At the start of the new year, many of us are spending time looking back at where we have come from and forward to where we want to go. As part of that process, many are making resolutions to make 2015 better than ever.  In that spirit, over the next several weeks, I am reposting a popular series of practice tips for the N.D. Illinois (with a focus upon IP litigation of course) that I ran a few years ago, with slight modifications for 2015. 

The tips are not in a particular order of import.  Why twenty-five?  I found that beyond twenty five, the tips became focused upon minutia. The tips are gleaned from my practice in the Northern District, my time as a law clerk for the Hon.

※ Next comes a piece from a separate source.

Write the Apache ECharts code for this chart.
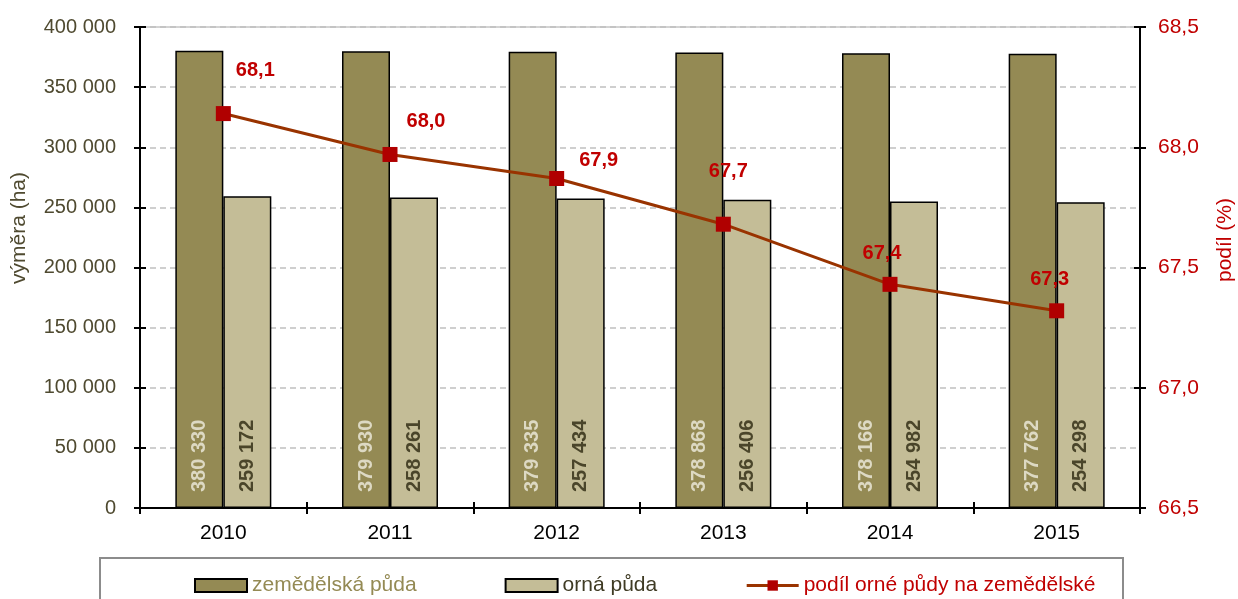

Gordon J. Quist in the Western District of Michigan, and my reading of all of the Northern District of Illinois intellectual property opinions over the last eight years.  As you read them, let me know if you come up with others.  I will be glad to include them as I go along.  Here are sixteen through twenty:

  1. Meet and confer. Wherever you practice you are likely aware of some version of a Local Rule 37.1 requirement to meet and confer regarding at least discovery motions.  Generally, you do not need to meet and confer for dispositive motions, but you must for discovery motions as well as motions for extensions.  Most judges will not hear a motion without a meet and confer, and some will deny the motion with prejudice for failing to meet and confer.  If you are not sure whether your motion requires a meet and confer, err on the side of having one.
  2. Tell the Court about your meet and confer. Do not forget to tell the Court you met and conferred in your motion, and describe the outcome.  If you do not, you risk denial of your motion, and always identify agreed or stipulated motions in the title and the docket entry.
  3. Use the Online Transcript System. Take advantage of the Northern District’s first-in-the-nation online transcript ordering system.  Prior to this system, getting transcripts was difficult, but now getting a hearing transcript is as easy as buying a book on Amazon.com.  It is a great advantage for litigators preparing motions that relate to prior hearings.
  4. Calculate your hearing date.  Each judge has a different minimum notice period for motions.  Many judges allow notice three business days after filing, but a few only require two and others require four.  On a similar note, check the judge’s website for allowable motion call days and times, and any days when the judge will not be hearing motions.
  5. Deliver prompt, correct courtesy copies.  The Local Rules require delivery of courtesy copies of to the Court within one day of filing.  But some judges require same day courtesy copies if at all possible.  For those judges, if you cannot deliver same day you should at least deliver early the next morning.  Also, make sure you format the copies correctly.  For example, most judges require exhibits to be separated by tabs, and some judges require that papers be bound on the left-hand side.  And for many judges, you must include copies of any unreported cases cited in your papers.